I really don't like when affirmative action tries to sully people's works when their work isn't offensive to begin with. It's one thing when your work portrays a group of people in a negative way, but just because a group isn't represented as the start of a piece of work, they feel like they need to change it. Are you insinuating that it is wrong to be white and male? It's not like Link is a bad protagonist.
Changing stuff like this also just completely puts plot and lore to the side, which is pretty important to the Zelda series. The only thing that should trump plot/lore is gameplay.
Why does changing Link's race/gender "sully" anything? How does changing Link's race/gender affect plot at all? How does changing Link's race/gender affect lore at all? What is so unique to white males that the series has to be gutted in order to compensate for the lack of a white male protagonist?

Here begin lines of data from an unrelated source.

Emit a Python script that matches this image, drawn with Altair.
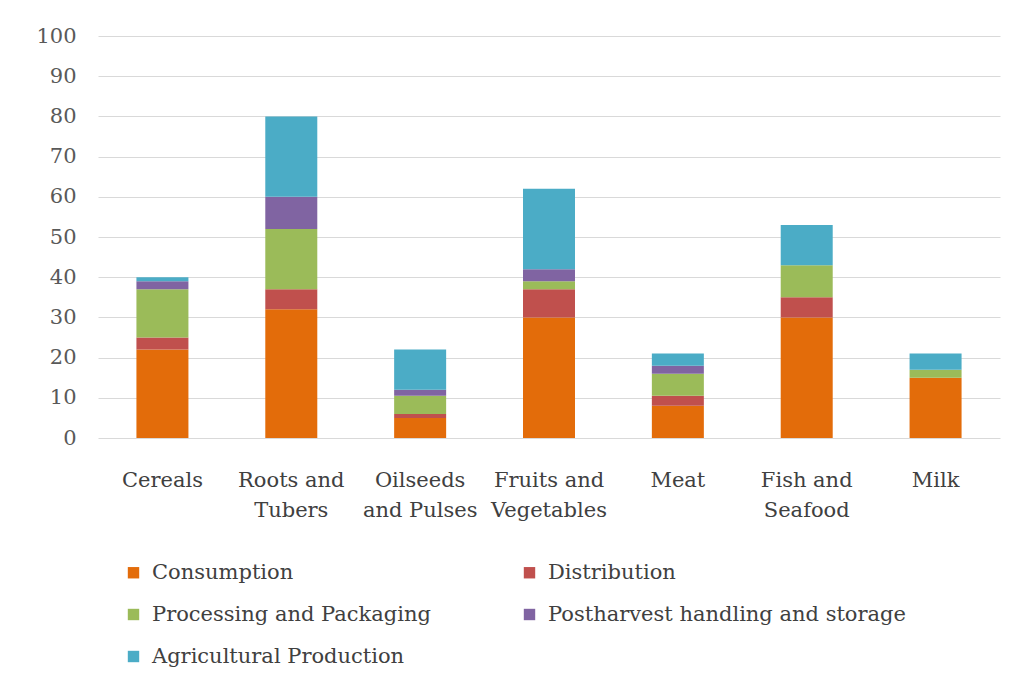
import altair as alt
import pandas as pd

categories = ["Cereals", "Roots and Tubers", "Oilseeds and Pulses", "Fruits and Vegetables",
              "Meat", "Fish and Seafood", "Milk"]
label_lines = {
    "Cereals": ["Cereals"],
    "Roots and Tubers": ["Roots and", "Tubers"],
    "Oilseeds and Pulses": ["Oilseeds", "and Pulses"],
    "Fruits and Vegetables": ["Fruits and", "Vegetables"],
    "Meat": ["Meat"],
    "Fish and Seafood": ["Fish and", "Seafood"],
    "Milk": ["Milk"],
}
stages = ["Consumption", "Distribution", "Processing and Packaging",
          "Postharvest handling and storage", "Agricultural Production"]
colors = ["#E36C0A", "#C0504D", "#9BBB59", "#8064A2", "#4BACC6"]

consumption = [22, 32, 5, 30, 8, 30, 15]
distribution = [3, 5, 1, 7, 2.5, 5, 0]
processing = [12, 15, 4.5, 2, 5.5, 8, 2]
postharvest = [2, 8, 1.5, 3, 2, 0, 0]
agricultural = [1, 20, 10, 20, 3, 10, 4]

series = [consumption, distribution, processing, postharvest, agricultural]
rows = []
for si, (stage, vals) in enumerate(zip(stages, series)):
    for c, v in zip(categories, vals):
        rows.append({"Category": c, "Stage": stage, "Order": si, "Value": v})
df = pd.DataFrame(rows)

expr = "".join(
    f"datum.label == '{k}' ? {v!r} : " for k, v in label_lines.items()
) + "datum.label"

font = "DejaVu Serif"

chart = alt.Chart(df).mark_bar(size=52).encode(
    x=alt.X("Category:N", sort=categories, title=None,
            scale=alt.Scale(paddingInner=0.6, paddingOuter=0.3),
            axis=alt.Axis(labelAngle=0, labelExpr=expr, labelPadding=31, ticks=False,
                          domain=False, labelFontSize=21, labelColor="#404040",
                          labelFont=font, labelLineHeight=30, labelBaseline="top")),
    y=alt.Y("Value:Q", stack="zero", title=None,
            scale=alt.Scale(domain=[0, 100]),
            axis=alt.Axis(values=list(range(0, 101, 10)), ticks=False, domain=False,
                          labelPadding=22, labelFontSize=21, labelColor="#595959",
                          labelFont=font, gridColor="#D9D9D9", gridWidth=1.2)),
    color=alt.Color("Stage:N", sort=stages,
                    scale=alt.Scale(domain=stages, range=colors),
                    legend=alt.Legend(title=None, orient="none", legendX=25, legendY=526,
                                      columns=2, columnPadding=88, rowPadding=20,
                                      symbolType="square", symbolSize=130,
                                      symbolStrokeWidth=0, labelFontSize=21,
                                      labelFont=font, labelColor="#404040",
                                      labelOffset=8,
                                      labelLimit=400, direction="horizontal")),
    order=alt.Order("Order:Q", sort="ascending"),
).properties(
    width=902, height=402,
    autosize=alt.AutoSizeParams(type="none"),
    padding={"left": 90, "top": 28, "right": 4, "bottom": 240},
).configure(background="white").configure_view(stroke=None)

chart.save("out.html", embed_options={"renderer": "svg", "actions": False})
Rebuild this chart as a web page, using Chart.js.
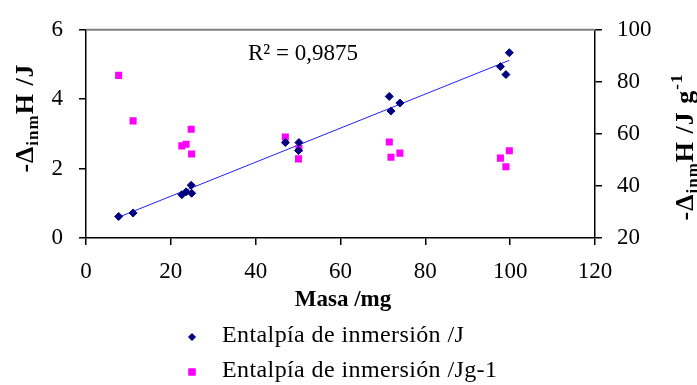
<!DOCTYPE html>
<html>
<head>
<meta charset="utf-8">
<script src="https://cdn.jsdelivr.net/npm/chart.js@4.4.1/dist/chart.umd.min.js"></script>
<style>
  html, body { margin: 0; padding: 0; background: #fff; }
  #wrap { width: 697px; height: 385px; }
</style>
</head>
<body>
<div id="wrap"><canvas id="chart" width="697" height="385"></canvas></div>
<script>
// sample mass (mg) for each immersion run
const masa = [7.7, 11.1, 22.6, 23.6, 24.8, 24.9, 47.0, 50.2, 50.1, 71.5, 71.9, 74.0, 97.7, 99.0, 99.8];
// immersion enthalpy, J
const entalpiaJ = [0.62, 0.72, 1.25, 1.33, 1.52, 1.29, 2.75, 2.75, 2.52, 4.08, 3.66, 3.89, 4.94, 4.71, 5.34];
// immersion enthalpy per gram, J/g
const entalpiaJg = [82.5, 65.0, 55.4, 56.0, 61.8, 52.3, 58.8, 54.4, 50.4, 56.9, 51.0, 52.6, 50.7, 47.4, 53.5];
// linear trendline ends (mass, J)
const trendMasa = [7.7, 99.8];
const trendJ = [0.60, 5.12];

const xTicks = [0, 20, 40, 60, 80, 100, 120];
const yTicks = [0, 2, 4, 6];
const y2Ticks = [20, 40, 60, 80, 100];

const serif = "'Liberation Serif', 'Times New Roman', serif";
const NAVY = "#000080";
const MAGENTA = "#ff00ff";

const toPts = (xs, ys) => xs.map((x, i) => ({ x: x, y: ys[i] }));

// draw a label made of pieces, some sub/superscripted
function drawRich(ctx, parts, cx, cy, angle) {
  ctx.save();
  ctx.translate(cx, cy);
  ctx.rotate(angle);
  ctx.letterSpacing = "1px";
  let total = 0;
  parts.forEach(p => {
    ctx.font = "bold " + p.size + "px " + serif;
    p.w = ctx.measureText(p.text).width;
    total += p.w;
  });
  let x = -total / 2;
  ctx.fillStyle = "#000";
  ctx.textBaseline = "alphabetic";
  ctx.textAlign = "left";
  parts.forEach(p => {
    ctx.font = "bold " + p.size + "px " + serif;
    ctx.fillText(p.text, x, 9 + (p.dy || 0));
    x += p.w;
  });
  ctx.restore();
}

const extras = {
  id: "extras",
  beforeDatasetsDraw(chart) {
    const ctx = chart.ctx;
    const a = chart.chartArea;
    // grey frame along the top of the plot
    ctx.save();
    ctx.strokeStyle = "#808080";
    ctx.lineWidth = 2;
    ctx.beginPath();
    ctx.moveTo(a.left, a.top);
    ctx.lineTo(a.right, a.top);
    ctx.stroke();
    ctx.restore();
  },
  afterDraw(chart) {
    const ctx = chart.ctx;

    // R² annotation
    ctx.save();
    ctx.font = "23px " + serif;
    ctx.fillStyle = "#000";
    ctx.textBaseline = "middle";
    ctx.fillText("R² = 0,9875", 248, 54);
    ctx.restore();

    // axis titles
    ctx.save();
    ctx.font = "bold 23px " + serif;
    ctx.fillStyle = "#000";
    ctx.textAlign = "center";
    ctx.textBaseline = "middle";
    ctx.fillText("Masa /mg", 343, 300);
    ctx.restore();

    drawRich(ctx, [
      { text: "-Δ", size: 26 },
      { text: "inm", size: 17, dy: 5 },
      { text: "H /J", size: 26 }
    ], 24, 118, -Math.PI / 2);

    drawRich(ctx, [
      { text: "-Δ", size: 26 },
      { text: "inm", size: 17, dy: 5 },
      { text: "H /J g", size: 26 },
      { text: "-1", size: 17, dy: -11 }
    ], 684, 147, -Math.PI / 2);

    // legend, one entry per row
    const rows = [
      { label: chart.data.datasets[0].label, y: 337, style: "rectRot", color: NAVY, r: 3.5 },
      { label: chart.data.datasets[1].label, y: 372, style: "rect", color: MAGENTA, r: 4.6 }
    ];
    rows.forEach(row => {
      ctx.save();
      ctx.fillStyle = row.color;
      ctx.strokeStyle = row.color;
      Chart.helpers.drawPoint(ctx, { pointStyle: row.style, radius: row.r, borderWidth: 1 }, 192, row.y);
      ctx.fillStyle = "#000";
      ctx.font = "24px " + serif;
      ctx.letterSpacing = "0.4px";
      ctx.textBaseline = "middle";
      ctx.fillText(row.label, 222, row.y - 1);
      ctx.restore();
    });
  }
};

const axisCommon = {
  border: { display: true, color: "#000", width: 1.5 },
  grid: { drawOnChartArea: false, drawTicks: true, tickLength: 7, color: "#000", lineWidth: 1.5 }
};

new Chart(document.getElementById("chart"), {
  type: "scatter",
  data: {
    datasets: [
      {
        label: "Entalpía de inmersión /J",
        data: toPts(masa, entalpiaJ),
        yAxisID: "y",
        pointStyle: "rectRot",
        pointRadius: 4,
        backgroundColor: NAVY,
        borderColor: NAVY,
        borderWidth: 1
      },
      {
        label: "Entalpía de inmersión /Jg-1",
        data: toPts(masa, entalpiaJg),
        yAxisID: "y2",
        pointStyle: "rect",
        pointRadius: 5,
        backgroundColor: MAGENTA,
        borderColor: MAGENTA,
        borderWidth: 0
      },
      {
        label: "Lineal",
        type: "line",
        data: toPts(trendMasa, trendJ),
        yAxisID: "y",
        borderColor: "#2020ff",
        borderWidth: 1,
        pointRadius: 0,
        fill: false
      }
    ]
  },
  options: {
    responsive: false,
    animation: false,
    devicePixelRatio: 1,
    layout: { padding: { top: 24, left: 0, right: 0, bottom: 0 } },
    plugins: {
      legend: { display: false },
      tooltip: { enabled: false }
    },
    scales: {
      x: Object.assign({
        type: "linear",
        position: "bottom",
        min: 0,
        max: 120,
        afterBuildTicks: s => { s.ticks = xTicks.map(v => ({ value: v })); },
        afterFit: s => { s.height = 147; },
        ticks: { color: "#000", padding: 13, font: { family: serif, size: 23 } }
      }, axisCommon),
      y: Object.assign({
        type: "linear",
        position: "left",
        min: 0,
        max: 6,
        afterBuildTicks: s => { s.ticks = yTicks.map(v => ({ value: v })); },
        afterFit: s => { s.width = 86; },
        ticks: { color: "#000", padding: 16, font: { family: serif, size: 23 } }
      }, axisCommon),
      y2: Object.assign({
        type: "linear",
        position: "right",
        min: 20,
        max: 100,
        afterBuildTicks: s => { s.ticks = y2Ticks.map(v => ({ value: v })); },
        afterFit: s => { s.width = 102; },
        ticks: { color: "#000", padding: 15, font: { family: serif, size: 23 } }
      }, axisCommon)
    }
  },
  plugins: [extras]
});
</script>
</body>
</html>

The different iterations of Link are reincarnations. What's so outlandish about him being reincarnated into a body that isn't white and male? Like, we can suspend disbelief to the point of allowing for the hero to be reincarnated in the first place, he can be incarnated into a child or a teenager or a young adult, he can have darker or lighter hair, but make him not a man and/or not white and suddenly whoa, too much?
Not representing a group
is a negative portrayal of that group. Because not representing a group ever at all represents the group as
invisible. How do you argue that there are no negative consequences to not representing those groups, but when there's a slight indication that
maybe one character of how many out there is not a white male for once and you jump to "Are you saying there's something
wrong with being a white male?" What do you think it says when you say "Uhhh no why do we need to represent anybody but white males"?
Nothing has to change about Link's character for those things to change. The way the lore is built up makes perfect room for that to happen. Unless I'm mistaken, nowhere in any lore does it say that the hero has to be anything but a
hero. Would a black woman not be capable of adventuring and stopping Ganon too...? Like I am legitimately very confused as to what drastic changes you see occurring. Very,
very little has to change to accomplish that. Just look at Avatar: The Last Airbender into The Legend of Korra. The avatar is a hero who is reincarnated. In Avatar, this hero was a white male; in Korra, the avatar becomes a non-white woman. The
only thing that's changed based on race and gender is her place or origin.
I do not by any means believe Nintendo will change Link now, or any time in the near future, and perhaps
ever, but I am baffled as to why people are so offended at the thought of it.
My knowledge of Zelda lore is, granted, not perfect, so if there is a contradiction to these concepts feel free to cite it. But I still think the aggressive opposition to the idea is unnecessary.